*TASK DETAILS*
Search the material and gather each line with "this" in it.
+ + + + + + +
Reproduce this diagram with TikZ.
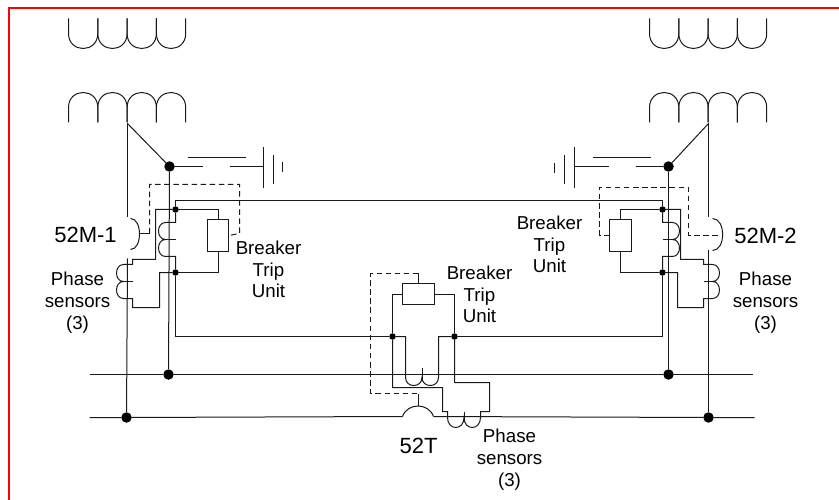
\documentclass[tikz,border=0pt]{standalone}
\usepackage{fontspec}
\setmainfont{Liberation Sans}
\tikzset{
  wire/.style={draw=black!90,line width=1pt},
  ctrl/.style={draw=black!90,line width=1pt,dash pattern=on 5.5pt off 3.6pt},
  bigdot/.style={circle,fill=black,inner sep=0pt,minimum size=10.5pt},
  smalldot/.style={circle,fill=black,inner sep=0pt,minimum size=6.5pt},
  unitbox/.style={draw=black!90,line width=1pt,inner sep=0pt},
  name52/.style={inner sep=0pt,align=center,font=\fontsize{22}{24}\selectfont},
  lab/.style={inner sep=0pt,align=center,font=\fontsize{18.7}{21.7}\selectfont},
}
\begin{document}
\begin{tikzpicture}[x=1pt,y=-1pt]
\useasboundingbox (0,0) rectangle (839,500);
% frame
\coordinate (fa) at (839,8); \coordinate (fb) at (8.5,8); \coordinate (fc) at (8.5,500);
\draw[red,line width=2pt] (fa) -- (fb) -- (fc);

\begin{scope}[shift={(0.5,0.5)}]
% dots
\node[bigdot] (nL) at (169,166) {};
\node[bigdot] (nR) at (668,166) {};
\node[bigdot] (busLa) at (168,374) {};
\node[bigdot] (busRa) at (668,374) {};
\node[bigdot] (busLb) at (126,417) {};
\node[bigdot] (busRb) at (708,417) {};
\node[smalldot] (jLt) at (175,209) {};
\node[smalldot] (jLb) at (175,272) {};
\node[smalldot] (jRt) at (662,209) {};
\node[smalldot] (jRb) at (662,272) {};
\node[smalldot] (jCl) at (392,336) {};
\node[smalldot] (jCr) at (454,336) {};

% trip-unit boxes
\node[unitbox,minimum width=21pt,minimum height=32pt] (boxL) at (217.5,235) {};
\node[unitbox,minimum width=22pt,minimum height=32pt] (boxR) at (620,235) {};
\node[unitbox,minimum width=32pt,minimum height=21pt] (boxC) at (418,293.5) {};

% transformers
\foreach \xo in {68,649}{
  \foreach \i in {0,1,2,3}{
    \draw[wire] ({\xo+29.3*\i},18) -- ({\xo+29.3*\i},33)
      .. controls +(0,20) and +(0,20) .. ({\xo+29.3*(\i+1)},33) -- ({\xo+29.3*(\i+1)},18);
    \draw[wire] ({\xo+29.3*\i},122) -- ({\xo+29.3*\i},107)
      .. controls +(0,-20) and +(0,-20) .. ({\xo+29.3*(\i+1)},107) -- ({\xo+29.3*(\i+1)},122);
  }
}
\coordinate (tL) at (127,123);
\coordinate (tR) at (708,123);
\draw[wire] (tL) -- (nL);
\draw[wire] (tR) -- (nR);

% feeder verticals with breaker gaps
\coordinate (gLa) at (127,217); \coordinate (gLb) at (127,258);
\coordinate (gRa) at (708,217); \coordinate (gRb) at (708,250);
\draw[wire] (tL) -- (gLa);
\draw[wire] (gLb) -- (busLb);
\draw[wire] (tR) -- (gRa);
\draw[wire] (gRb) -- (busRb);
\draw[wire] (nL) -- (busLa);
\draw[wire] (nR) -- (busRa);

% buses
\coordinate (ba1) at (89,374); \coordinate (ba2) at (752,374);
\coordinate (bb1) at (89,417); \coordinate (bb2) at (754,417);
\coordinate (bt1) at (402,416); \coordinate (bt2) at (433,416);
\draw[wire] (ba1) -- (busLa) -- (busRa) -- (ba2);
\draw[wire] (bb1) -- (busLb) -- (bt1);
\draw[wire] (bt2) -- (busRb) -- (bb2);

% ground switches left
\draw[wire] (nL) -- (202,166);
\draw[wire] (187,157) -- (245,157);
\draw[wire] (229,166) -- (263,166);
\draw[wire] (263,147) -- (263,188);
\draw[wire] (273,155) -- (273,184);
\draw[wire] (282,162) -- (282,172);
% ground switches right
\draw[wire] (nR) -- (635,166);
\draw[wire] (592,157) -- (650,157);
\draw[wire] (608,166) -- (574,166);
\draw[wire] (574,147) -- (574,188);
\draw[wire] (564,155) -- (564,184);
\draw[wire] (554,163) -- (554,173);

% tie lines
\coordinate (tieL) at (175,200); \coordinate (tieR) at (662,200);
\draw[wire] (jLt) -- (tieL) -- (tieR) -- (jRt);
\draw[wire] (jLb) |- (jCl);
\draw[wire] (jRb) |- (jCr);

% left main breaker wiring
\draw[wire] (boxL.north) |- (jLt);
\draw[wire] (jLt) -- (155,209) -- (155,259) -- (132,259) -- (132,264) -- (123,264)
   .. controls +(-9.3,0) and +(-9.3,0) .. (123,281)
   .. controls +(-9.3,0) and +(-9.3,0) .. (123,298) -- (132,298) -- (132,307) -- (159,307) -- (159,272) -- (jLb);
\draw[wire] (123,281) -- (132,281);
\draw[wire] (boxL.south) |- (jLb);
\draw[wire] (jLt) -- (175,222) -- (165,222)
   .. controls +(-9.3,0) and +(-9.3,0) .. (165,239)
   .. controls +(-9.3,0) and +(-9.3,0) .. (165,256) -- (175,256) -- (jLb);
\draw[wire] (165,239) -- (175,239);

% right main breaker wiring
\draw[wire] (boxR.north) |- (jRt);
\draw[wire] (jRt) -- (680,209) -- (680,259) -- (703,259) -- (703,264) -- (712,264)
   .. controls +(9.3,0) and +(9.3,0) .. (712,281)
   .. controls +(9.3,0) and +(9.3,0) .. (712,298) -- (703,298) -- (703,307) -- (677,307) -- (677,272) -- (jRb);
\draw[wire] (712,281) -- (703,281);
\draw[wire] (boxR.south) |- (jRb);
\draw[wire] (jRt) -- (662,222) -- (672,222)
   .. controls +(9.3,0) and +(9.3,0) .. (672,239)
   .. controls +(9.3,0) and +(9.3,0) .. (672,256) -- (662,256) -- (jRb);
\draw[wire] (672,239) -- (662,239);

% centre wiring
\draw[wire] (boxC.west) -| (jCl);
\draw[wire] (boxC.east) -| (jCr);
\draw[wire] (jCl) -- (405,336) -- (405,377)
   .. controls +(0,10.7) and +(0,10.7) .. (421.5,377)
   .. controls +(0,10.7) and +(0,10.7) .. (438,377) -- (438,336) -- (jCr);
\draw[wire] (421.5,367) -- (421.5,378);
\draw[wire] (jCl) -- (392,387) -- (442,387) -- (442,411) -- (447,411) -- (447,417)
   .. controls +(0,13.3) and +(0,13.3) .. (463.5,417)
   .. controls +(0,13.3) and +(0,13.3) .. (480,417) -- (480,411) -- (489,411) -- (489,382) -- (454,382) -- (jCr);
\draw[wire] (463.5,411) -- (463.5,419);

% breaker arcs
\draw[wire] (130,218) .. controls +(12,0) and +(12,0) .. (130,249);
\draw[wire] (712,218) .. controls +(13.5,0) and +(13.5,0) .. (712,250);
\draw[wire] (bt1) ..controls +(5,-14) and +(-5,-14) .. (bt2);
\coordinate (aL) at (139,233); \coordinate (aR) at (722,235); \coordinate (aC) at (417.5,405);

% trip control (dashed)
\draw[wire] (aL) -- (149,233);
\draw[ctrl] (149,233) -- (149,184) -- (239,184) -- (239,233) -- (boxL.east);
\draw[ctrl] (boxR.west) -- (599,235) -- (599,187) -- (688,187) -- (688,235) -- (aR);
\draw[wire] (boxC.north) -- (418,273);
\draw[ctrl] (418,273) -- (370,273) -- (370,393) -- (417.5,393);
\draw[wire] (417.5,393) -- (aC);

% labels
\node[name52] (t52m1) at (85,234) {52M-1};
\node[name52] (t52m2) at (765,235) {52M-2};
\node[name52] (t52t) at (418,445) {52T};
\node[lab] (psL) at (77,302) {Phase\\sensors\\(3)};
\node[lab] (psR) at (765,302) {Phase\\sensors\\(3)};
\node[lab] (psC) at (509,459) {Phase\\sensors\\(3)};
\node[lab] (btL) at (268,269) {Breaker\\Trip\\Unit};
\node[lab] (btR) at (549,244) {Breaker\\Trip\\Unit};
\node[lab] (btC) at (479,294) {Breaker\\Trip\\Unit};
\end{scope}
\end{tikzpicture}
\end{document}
+ + + + + + +
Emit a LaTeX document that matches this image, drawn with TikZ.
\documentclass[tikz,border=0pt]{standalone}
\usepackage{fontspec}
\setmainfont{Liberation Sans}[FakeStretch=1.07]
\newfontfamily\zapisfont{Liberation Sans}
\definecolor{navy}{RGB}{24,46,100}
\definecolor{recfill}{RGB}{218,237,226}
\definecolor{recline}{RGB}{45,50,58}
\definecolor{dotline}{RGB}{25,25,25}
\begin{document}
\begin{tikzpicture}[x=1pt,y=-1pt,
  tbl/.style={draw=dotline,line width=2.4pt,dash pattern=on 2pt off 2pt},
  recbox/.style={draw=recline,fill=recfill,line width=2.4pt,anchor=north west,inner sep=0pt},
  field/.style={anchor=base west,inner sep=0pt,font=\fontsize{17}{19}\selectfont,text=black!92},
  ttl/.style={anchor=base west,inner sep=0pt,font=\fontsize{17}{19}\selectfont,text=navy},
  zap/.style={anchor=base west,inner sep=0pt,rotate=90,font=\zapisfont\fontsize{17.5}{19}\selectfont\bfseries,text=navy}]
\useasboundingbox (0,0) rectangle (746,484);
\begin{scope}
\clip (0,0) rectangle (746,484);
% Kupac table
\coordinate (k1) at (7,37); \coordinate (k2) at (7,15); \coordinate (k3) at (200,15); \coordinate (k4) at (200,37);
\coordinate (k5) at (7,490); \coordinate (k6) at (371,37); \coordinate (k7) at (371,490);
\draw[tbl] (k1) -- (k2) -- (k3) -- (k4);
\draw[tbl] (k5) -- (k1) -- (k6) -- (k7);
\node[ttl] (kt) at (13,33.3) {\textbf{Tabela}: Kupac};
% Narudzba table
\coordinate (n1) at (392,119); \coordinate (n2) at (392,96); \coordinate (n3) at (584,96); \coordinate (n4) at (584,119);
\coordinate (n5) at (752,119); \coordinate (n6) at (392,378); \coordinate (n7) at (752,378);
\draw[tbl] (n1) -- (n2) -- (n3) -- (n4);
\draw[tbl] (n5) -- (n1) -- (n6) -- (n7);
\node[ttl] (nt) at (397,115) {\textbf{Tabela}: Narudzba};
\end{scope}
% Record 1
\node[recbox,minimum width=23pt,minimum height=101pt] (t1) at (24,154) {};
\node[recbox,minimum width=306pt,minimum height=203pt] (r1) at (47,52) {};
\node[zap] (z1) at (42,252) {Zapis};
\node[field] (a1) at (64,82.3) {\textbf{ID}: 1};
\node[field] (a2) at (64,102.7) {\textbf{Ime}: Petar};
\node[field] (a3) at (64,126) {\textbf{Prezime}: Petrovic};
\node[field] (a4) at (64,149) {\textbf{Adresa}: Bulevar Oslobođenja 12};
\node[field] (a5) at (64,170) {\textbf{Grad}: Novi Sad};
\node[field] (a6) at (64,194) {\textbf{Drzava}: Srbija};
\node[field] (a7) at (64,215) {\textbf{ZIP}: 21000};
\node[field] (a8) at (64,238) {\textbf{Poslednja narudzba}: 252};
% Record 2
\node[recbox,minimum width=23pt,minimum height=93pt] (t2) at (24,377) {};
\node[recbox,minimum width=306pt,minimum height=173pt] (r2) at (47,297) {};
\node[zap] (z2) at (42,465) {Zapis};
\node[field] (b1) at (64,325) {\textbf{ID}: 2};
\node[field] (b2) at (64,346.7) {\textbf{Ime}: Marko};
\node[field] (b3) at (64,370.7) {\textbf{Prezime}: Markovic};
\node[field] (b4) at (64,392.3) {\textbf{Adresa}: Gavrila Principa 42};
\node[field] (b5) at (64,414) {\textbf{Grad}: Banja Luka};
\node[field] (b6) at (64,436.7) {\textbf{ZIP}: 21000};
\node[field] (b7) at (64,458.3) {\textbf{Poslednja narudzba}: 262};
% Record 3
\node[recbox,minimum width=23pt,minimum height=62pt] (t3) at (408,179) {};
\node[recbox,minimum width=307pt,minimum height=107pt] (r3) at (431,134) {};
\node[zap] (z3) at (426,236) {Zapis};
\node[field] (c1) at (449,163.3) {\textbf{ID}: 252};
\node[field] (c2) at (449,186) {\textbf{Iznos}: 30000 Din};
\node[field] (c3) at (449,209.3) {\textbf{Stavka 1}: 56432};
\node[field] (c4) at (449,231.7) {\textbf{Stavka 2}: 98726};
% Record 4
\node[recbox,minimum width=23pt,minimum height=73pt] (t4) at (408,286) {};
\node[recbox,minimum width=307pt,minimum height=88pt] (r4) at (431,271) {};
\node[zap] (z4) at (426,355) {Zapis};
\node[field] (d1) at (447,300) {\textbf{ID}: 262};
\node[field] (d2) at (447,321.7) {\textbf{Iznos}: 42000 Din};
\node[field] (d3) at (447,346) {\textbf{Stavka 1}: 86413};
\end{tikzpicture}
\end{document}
+ + + + + + +
*WORKED ANSWER*
Reproduce this diagram with TikZ.
Emit a LaTeX document that matches this image, drawn with TikZ.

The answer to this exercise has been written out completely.